The leaves have just about all fallen. I was able to identify a horsechestnut – compoundly palmate leaves, in other words resembling your hand – only by a few crisp specimens that hadn’t yet crumbled in the gutter.
I spent a day driving around Brooklyn visiting tree pits that had been disturbed in the process of putting in new sidewalks and that needed fresh topsoil. A young, ceaselessly energetic landscaper named Byron and I hopped from Hendrix Street to Bergen Street to Benson Avenue, giving modest Ginkgoes a light blanket of earth the color of pumpernickel. We were putting them to bed.
The topsoil provides nutrients for those roots that had just been nudged by shovels and backhoes, but beyond that it’s just a beautiful coating, a frame for the urban trunks and limbs that deserve the best exhibition possible. If it were me walking out my front door in the morning, I would like to see a tree with its feet in that rich, dark dirt.
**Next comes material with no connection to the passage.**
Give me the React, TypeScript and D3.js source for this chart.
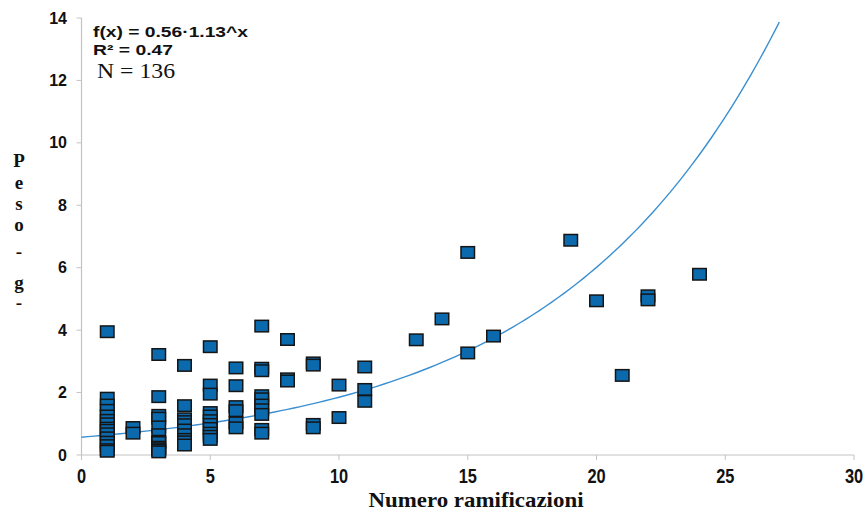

Visiting tree after tree, I felt melancholy. I knew that this was the last gasp of the season for me. From now on it will be too cold to pour concrete, too frigid for planting, and an arborist has nothing to do but hibernate with the bears. This has actually been three seasons, spring, summer and fall, but it feels like one rush of communion with trees and tree culture, which I’m so grateful to have stumbled into.
I’ve loved the prehistoric looking roots of plane trees pushing out over the sidewalk. Nothing can stop them.
It’s difficult to tell the types of deciduous trees without their leaves, and so I don’t know whether the two dead giants that crashed across our driveway this fall were oaks or maples or sweetgums. Gil’s chainsaw rendered them into neat circles ready to decompose in pieces in the forest, the final stage in the existence of a tree. Meanwhile, the stored power of the living trees all around is banked like a fire, waiting for the warm weather, which I think of as I lie on the couch watching the kiln-seasoned logs burn in our fireplace, with half an eye watching the men wage war in Kagemusha.
Sad as I am to leave the world of trees until the end of winter, I tell myself that the change of season is not a dying, but a gathering of energy, required for the buds that will soon enough come around.
2 responses to “Putting the Season to Bed”
Thank you! I’ll still be thinking – and writing — about trees.
I will miss your outstanding tree musings.